⟨

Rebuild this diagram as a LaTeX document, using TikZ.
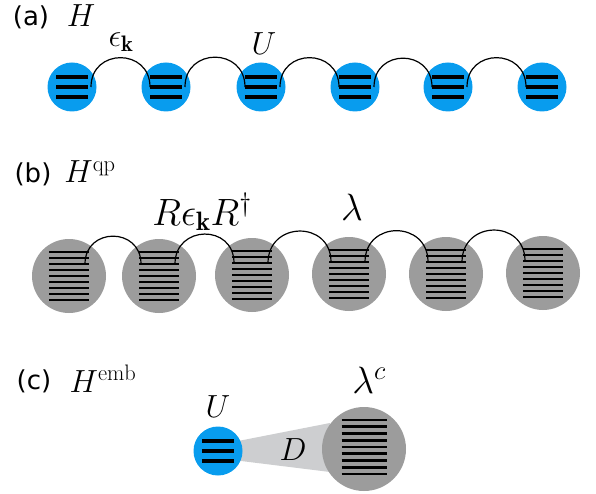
\RequirePackage{fix-cm}
\documentclass[tikz,border=0pt]{standalone}
\usepackage{fontspec}
\usepackage{amsmath}
\usepackage{xcolor}
\usetikzlibrary{calc, backgrounds}
\newfontfamily\panelfont{DejaVu Sans}
\definecolor{siteblue}{RGB}{8, 156, 238}
\definecolor{qpgray}{RGB}{156, 156, 156}
\definecolor{bathgray}{RGB}{205, 206, 208}

\begin{document}
\begin{tikzpicture}[x=1pt, y=1pt,
  site/.style={circle, fill=siteblue, minimum size=49pt, inner sep=0pt},
  qpsite/.style={circle, fill=qpgray, minimum size=74pt, inner sep=0pt},
  level/.style={line width=3.3pt},
  qplevel/.style={line width=2.7pt},
  hop/.style={black, line width=1.2pt},
  panel/.style={font=\panelfont\fontsize{26}{30}\selectfont},
  lab/.style={font=\fontsize{32}{38}\selectfont},
  biglab/.style={font=\fontsize{38}{44}\selectfont}]

  \useasboundingbox (0,0) rectangle (596,-494);

  % Lattice model
  \node[panel] (pa) at (31,-17) {(a)};
  \node[lab] (ha) at (81,-16) {$H$};
  \foreach \i/\x in {1/72, 2/166, 3/261, 4/355, 5/448, 6/542} {
    \node[site] (a\i) at (\x,-87) {};
    \foreach \dy in {-10,0,10}
      \draw[level] (\x-16,{-87+\dy}) -- (\x+16,{-87+\dy});
  }
  \foreach \i/\j in {1/2, 2/3, 3/4, 4/5, 5/6}
    \draw[hop] ([xshift=19pt]a\i.center) to[out=90, in=90, looseness=1.7] ([xshift=-16pt]a\j.center);
  \node[lab] (eps) at (121,-42) {$\epsilon_{\mathbf{k}}$};
  \node[lab] (ua) at (264,-44) {$U$};

  % Quasiparticle model
  \node[panel] (pb) at (33,-174) {(b)};
  \node[lab] (hb) at (90,-172) {$H^{\mathrm{qp}}$};
  \foreach \i/\x/\y in {1/69/276, 2/159/276, 3/252/275, 4/349/274, 5/446/274, 6/543/273} {
    \node[qpsite] (b\i) at (\x,-\y) {};
    \foreach \dy in {-24,-18,...,24}
      \draw[qplevel] (\x-20,{-\y+\dy}) -- (\x+20,{-\y+\dy});
  }
  \foreach \i/\j in {1/2, 2/3, 3/4, 4/5, 5/6}
    \draw[hop] ([xshift=16pt, yshift=12pt]b\i.center) to[out=90, in=90, looseness=1.7] ([xshift=-18pt, yshift=12pt]b\j.center);
  \node[biglab] (reps) at (202,-212) {$R\epsilon_{\mathbf{k}}R^{\dagger}$};
  \node[biglab] (lam) at (352,-207) {$\lambda$};

  % Embedding model
  \node[panel] (pc) at (34,-381) {(c)};
  \node[lab] (hc) at (103,-379) {$H^{\mathrm{emb}}$};
  \node[site] (imp) at (218,-451) {};
  \node[qpsite, minimum size=84pt] (bath) at (364,-449) {};
  \begin{scope}[on background layer]
    \fill[bathgray] ($(imp.center)+(15,9)$) -- ($(bath.center)+(-34,26)$)
      -- ($(bath.center)+(-34,-23)$) -- ($(imp.center)+(15,-9)$) -- cycle;
  \end{scope}
  \foreach \dy in {-10,0,10}
    \draw[level] ($(imp.center)+(-16,\dy)$) -- ($(imp.center)+(16,\dy)$);
  \foreach \k in {0,...,8}
    \draw[qplevel] (341.5,{-420-6.75*\k}) -- (386.5,{-420-6.75*\k});
  \node[lab] (uc) at (218,-407) {$U$};
  \node[biglab] (lamc) at (369,-380) {$\lambda^{c}$};
  \node[lab] (dd) at (293,-450) {$D$};

\end{tikzpicture}
\end{document}
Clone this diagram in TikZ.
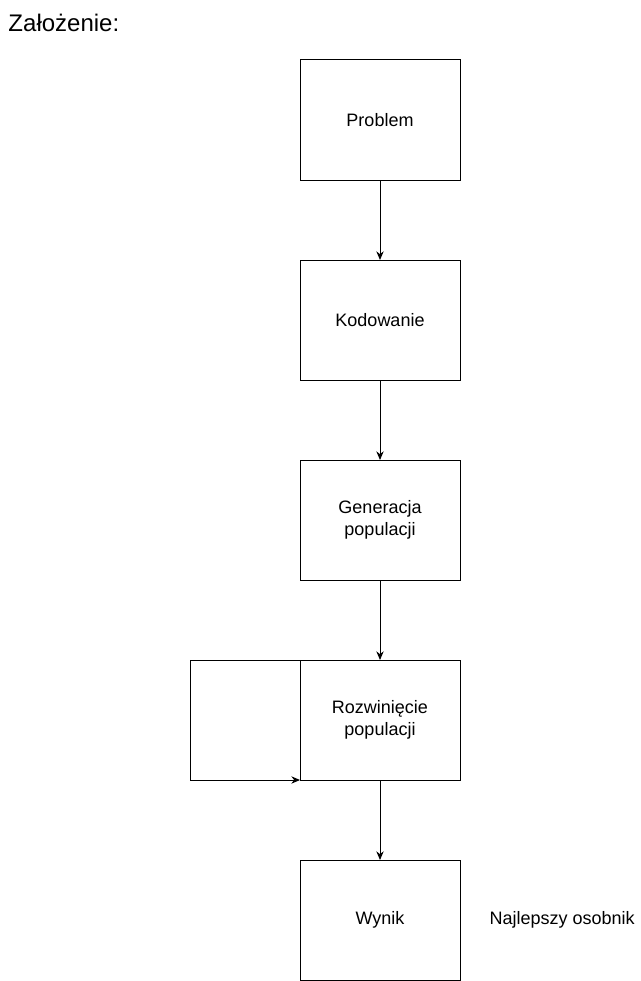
\documentclass[tikz,border=0pt]{standalone}
\usepackage{fontspec}
\setmainfont{Liberation Sans}
\usetikzlibrary{positioning, arrows.meta}

\begin{document}
\begin{tikzpicture}[x=0.75pt, y=-0.75pt, font=\fontsize{13.5}{16.5}\selectfont, node distance=60pt, line width=0.75pt]
  \tikzset{
    stepbox/.style={draw, minimum width=120pt, minimum height=90pt, align=center, inner sep=0pt, outer sep=0pt},
    flow/.style={-{Stealth[length=6.5pt, width=5.5pt]}},
  }
  \useasboundingbox (0,0) rectangle (641,981);

  \node[anchor=west, inner sep=0pt, font=\fontsize{18}{22}\selectfont] (title) at (8,23) {Założenie:};

  \node[stepbox] (problem) at (380,120) {Problem};
  \node[stepbox, below=of problem] (kodowanie) {Kodowanie};
  \node[stepbox, below=of kodowanie] (generacja) {Generacja\\populacji};
  \node[stepbox, below=of generacja] (rozwiniecie) {Rozwinięcie\\populacji};
  \node[stepbox, below=of rozwiniecie] (wynik) {Wynik};
  \node[right=21.75pt of wynik, inner sep=0pt] (osobnik) {Najlepszy osobnik};

  \draw[flow] (problem) -- (kodowanie);
  \draw[flow] (kodowanie) -- (generacja);
  \draw[flow] (generacja) -- (rozwiniecie);
  \draw[flow] (rozwiniecie) -- (wynik);
  % petla rozwiniecia
  \draw[flow] (rozwiniecie.north west) -- ++(-110,0) |- (rozwiniecie.south west);
\end{tikzpicture}
\end{document}
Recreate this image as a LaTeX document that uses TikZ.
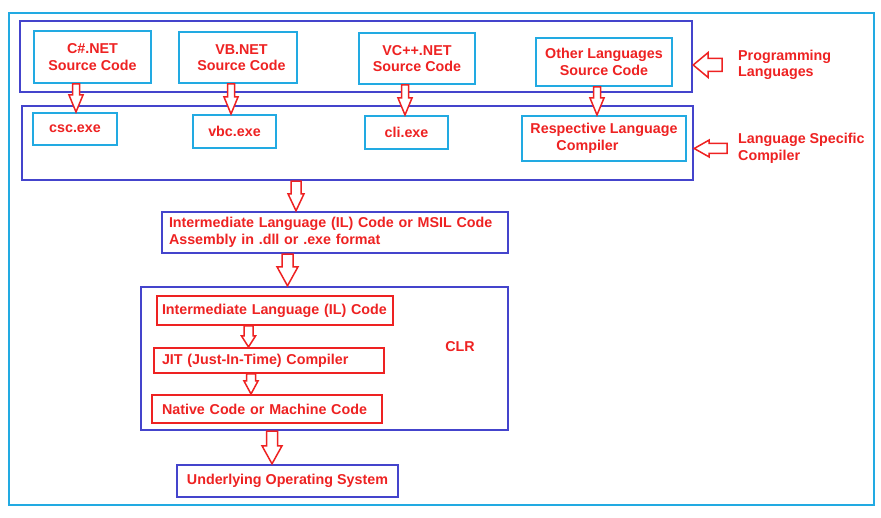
\documentclass[tikz,border=0pt]{standalone}
\usepackage{fontspec}
\setmainfont{Liberation Sans}
\usetikzlibrary{calc}
\definecolor{cy}{RGB}{34,170,226}
\definecolor{bl}{RGB}{68,68,204}
\definecolor{rd}{RGB}{238,34,34}
% down arrow: x, from node, to node, shaft half width, head half width, head length
\newcommand{\darr}[6]{%
  \draw[harrow] let \p1=(#2.south), \p2=(#3.north) in
   ({#1pt-#4pt},\y1) -- ({#1pt-#4pt},{\y2+#6pt}) -- ({#1pt-#5pt},{\y2+#6pt}) -- (#1pt,\y2)
   -- ({#1pt+#5pt},{\y2+#6pt}) -- ({#1pt+#4pt},{\y2+#6pt}) -- ({#1pt+#4pt},\y1) -- cycle;}
% left arrow: from label, to box, (unused), shaft half, head half, head length, gap
\newcommand{\larr}[7]{%
  \draw[harrow] let \p1=(#1.west), \p2=(#2.east) in
   ({\x1-#7pt},{\y1+#4pt}) -- ({\x2+#6pt},{\y1+#4pt}) -- ({\x2+#6pt},{\y1+#5pt}) -- (\x2,\y1)
   -- ({\x2+#6pt},{\y1-#5pt}) -- ({\x2+#6pt},{\y1-#4pt}) -- ({\x1-#7pt},{\y1-#4pt}) -- cycle;}
\tikzset{
  every node/.style={inner sep=0pt, font=\bfseries\fontsize{14.3}{16.5}\selectfont, text=rd},
  cbox/.style={draw=cy, line width=2pt},
  bbox/.style={draw=bl, line width=2.4pt},
  rbox/.style={draw=rd, line width=2pt},
  harrow/.style={draw=rd, line width=1.5pt, fill=white, line join=miter},
}
\begin{document}
\begin{tikzpicture}[x=1pt, y=-1pt]
\fill[white] (0,0) rectangle (881,518);
\useasboundingbox (0,0) rectangle (881,518);
\node[draw=cy, line width=2pt, minimum width=865pt, minimum height=492pt] (frame) at (441.5,259) {};
\node[bbox, minimum width=672pt, minimum height=71pt] (pl) at (356,56.5) {};
\node[bbox, minimum width=671pt, minimum height=74pt] (lc) at (357.5,143) {};
% source code boxes
\node[cbox, minimum width=117pt, minimum height=52pt, align=center] (cs) at (92.5,57) {C\#.NET\\Source Code};
\node[cbox, minimum width=118pt, minimum height=51pt, align=center] (vb) at (238,57.5) {\hspace*{7pt}VB.NET\\\hspace*{7pt}Source Code};
\node[cbox, minimum width=116pt, minimum height=51pt, align=center] (vc) at (417,58.5) {VC++.NET\\Source Code};
\node[cbox, minimum width=136pt, minimum height=48pt, align=center] (ot) at (604,62) {Other Languages\\Source Code};
% compiler boxes
\node[cbox, minimum width=84pt, minimum height=32pt] (csc) at (75,129) {csc.exe};
\node[cbox, minimum width=83pt, minimum height=33pt] (vbc) at (234.5,131.5) {vbc.exe};
\node[cbox, minimum width=83pt, minimum height=33pt] (cli) at (406.5,132.5) {cli.exe};
\node[cbox, minimum width=164pt, minimum height=45pt, align=left] (rl) at (604,138.5) {Respective Language\\\hspace*{26pt}Compiler};
% labels on the right
\node[anchor=west, align=left] (pll) at (738,65) {Programming\\Languages};
\node[anchor=west, align=left] (lcl) at (738,148.5) {Language Specific\\Compiler};
% IL
\node[bbox, minimum width=346pt, minimum height=41pt, inner xsep=7pt, text width=332pt, align=left] (il) at (335,232.5) {Intermediate Language (IL) Code or MSIL Code\\Assembly in .dll or .exe format};
% CLR
\node[bbox, minimum width=367pt, minimum height=143pt] (clr) at (324.5,358.5) {};
\node (clrl) at (460,347) {CLR};
\node[rbox, minimum width=236pt, minimum height=29pt, inner xsep=5pt, text width=226pt, align=left] (ilc) at (275,310.5) {Intermediate Language (IL) Code};
\node[rbox, minimum width=230pt, minimum height=25pt, inner xsep=8pt, text width=214pt, align=left] (jit) at (269,360.5) {JIT (Just-In-Time) Compiler};
\node[rbox, minimum width=230pt, minimum height=28pt, inner xsep=10pt, text width=210pt, align=left] (nat) at (267,409) {Native Code or Machine Code};
% OS
\node[bbox, minimum width=221pt, minimum height=32pt] (os) at (287.5,481) {Underlying Operating System};
% arrows
\darr{76}{cs}{csc}{3.5}{7}{17}
\darr{231}{vb}{vbc}{3.5}{7}{17}
\darr{405}{vc}{cli}{3.5}{7}{17}
\darr{597}{ot}{rl}{3.5}{7}{17}
\darr{296}{lc}{il}{5}{8}{17}
\darr{287.5}{il}{clr}{5.5}{10.5}{19}
\darr{248.5}{ilc}{jit}{4.5}{7}{11}
\darr{251}{jit}{nat}{4.5}{7}{13}
\darr{272}{clr}{os}{5.5}{10}{18}
\larr{pll}{pl}{0}{6.5}{12.5}{15}{16}
\larr{lcl}{lc}{0}{5}{8.5}{15}{11}
\end{tikzpicture}
\end{document}
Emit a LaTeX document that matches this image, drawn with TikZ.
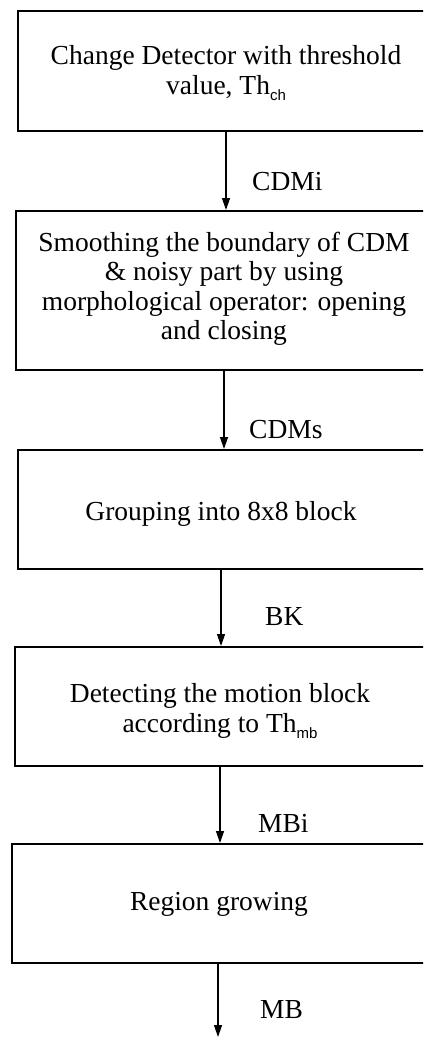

⟩

Of the lines in this listing, report how many contain the string "that", and give the number only.

2